- Arkabutla, Mississippi Location within Mississippi Arkabutla, Mississippi Location within the United States
- Coordinates: 34°42′00″N 90°07′32″W﻿ / ﻿34.70000°N 90.12556°W
- Country: United States
- State: Mississippi
- County: Tate

Area
- • Total: 4.03 sq mi (10.45 km^{2})
- • Land: 4.03 sq mi (10.45 km^{2})
- • Water: 0 sq mi (0.00 km^{2})
- Elevation: 282 ft (86 m)

Population (2020)
- • Total: 285
- • Density: 70.7/sq mi (27.29/km^{2})
- Time zone: UTC-6 (Central (CST))
- • Summer (DST): UTC-5 (CDT)
- ZIP code: 38602
- Area code: 662
- GNIS feature ID: 2806379

= Arkabutla, Mississippi =

Arkabutla is a census-designated place and unincorporated community in Tate County, Mississippi, United States. Arkabutla is located approximately 9 mi west of Coldwater and approximately 9 mi north of Strayhorn. It also lies approximately 4 mi south of the dam at Arkabutla Lake. Although an unincorporated community, it has a post office and a zip code of 38602.

The community derives its name from Arkabutla Creek.

Per the 2020 Census, the population was 285.

==History==
===2023 shooting spree===

On February 17, 2023, six people were killed and a seventh person injured in a shooting spree at three homes and a convenience store in Arkabutla. The sole suspect, identified as 52-year-old Richard Dale Crum, was arrested by police at one of the homes, and he was charged with first-degree murder. One of the deceased victims was Crum's ex-wife.

==Demographics==

Arkabutla first appeared as a census designated place in the 2020 U.S. census.

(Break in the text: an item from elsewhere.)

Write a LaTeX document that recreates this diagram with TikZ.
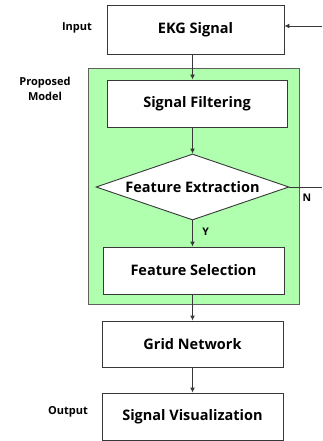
\documentclass[tikz,border=0pt]{standalone}
\usepackage{fontspec}
\setmainfont{Open Sans}[BoldFont={* Bold}]
\usetikzlibrary{shapes.geometric,arrows.meta}
\definecolor{edge}{HTML}{383838}
\definecolor{modelgreen}{HTML}{AFFFAF}
\tikzset{
  procbox/.style={draw=edge, line width=0.9pt, fill=white, minimum width=181pt, minimum height=47pt, inner sep=0pt, font=\fontsize{14.5}{17}\selectfont\bfseries},
  decision/.style={diamond, draw=edge, line width=0.9pt, fill=white, minimum width=193pt, minimum height=66pt, aspect=2.92, inner sep=0pt, font=\fontsize{14.5}{17}\selectfont\bfseries},
  sidelabel/.style={font=\fontsize{11}{13}\selectfont\bfseries, align=center, inner sep=0pt},
  flow/.style={draw=edge, line width=0.9pt, -{Latex[length=5pt,width=5pt]}},
  plain/.style={draw=edge, line width=0.9pt}
}
\begin{document}
\begin{tikzpicture}[x=1pt,y=-1pt]
\useasboundingbox (0,0) rectangle (322,441);
% model container
\node[draw=edge!80, line width=1pt, fill=modelgreen, minimum width=211pt, minimum height=235pt, inner sep=0pt] (model) at (193.5,186.5) {};
% process steps
\node[procbox, minimum width=177pt, minimum height=49pt] (ekg) at (195.5,29.5) {EKG Signal};
\node[procbox, minimum width=180pt] (filt) at (197,103.5) {Signal Filtering};
\node[decision] (dia) at (192.5,187) {Feature Extraction};
\node[procbox] (sel) at (193.5,270.5) {Feature Selection};
\node[procbox, minimum height=46pt] (grid) at (192.5,344) {Grid Network};
\node[procbox] (vis) at (192.5,416.5) {Signal Visualization};
% side labels
\node[sidelabel] (lin) at (77,28) {Input};
\node[sidelabel, font=\fontsize{11}{15}\selectfont\bfseries] (lmodel) at (45,89) {Proposed\\Model};
\node[sidelabel] (lout) at (68,412) {Output};
% connectors
\coordinate (inR) at (322,26);
\coordinate (nR) at (322,187);
\draw[flow] (inR) -- (inR -| ekg.east);
\draw[flow] (ekg.south -| dia.center) -- (filt.north -| dia.center);
\draw[flow] (filt.south -| dia.center) -- (dia.north);
\draw[flow] (dia.south) -- node[right=6pt, pos=0.45, font=\fontsize{10.5}{12}\selectfont\bfseries] (ylab) {Y} (sel.north -| dia.center);
\draw[plain] (dia.east) -- (nR);
\node[font=\fontsize{10.5}{12}\selectfont\bfseries] (nlab) at (307,198) {N};
\draw[flow] (sel.south -| dia.center) -- (grid.north -| dia.center);
\draw[flow] (grid.south -| dia.center) -- (vis.north -| dia.center);
\end{tikzpicture}
\end{document}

Arkabutla CDP, Mississippi – Racial and ethnic composition Note: the US Census treats Hispanic/Latino as an ethnic category. This table excludes Latinos from the racial categories and assigns them to a separate category. Hispanics/Latinos may be of any race.
| Race / Ethnicity (NH = Non-Hispanic) | Pop 2020 | % 2020 |
|---|---|---|
| White alone (NH) | 237 | 83.16% |
| Black or African American alone (NH) | 27 | 9.47% |
| Native American or Alaska Native alone (NH) | 2 | 0.70% |
| Asian alone (NH) | 0 | 0.00% |
| Native Hawaiian or Pacific Islander alone (NH) | 0 | 0.00% |
| Other race alone (NH) | 1 | 0.35% |
| Mixed race or Multiracial (NH) | 13 | 4.56% |
| Hispanic or Latino (any race) | 5 | 1.75% |
| Total | 285 | 100.00% |

Historical population
| Census | Pop. | Note | %± |
| 2020 | 285 |  | — |
U.S. Decennial Census 2020

==Education==
It is in the Tate County School District.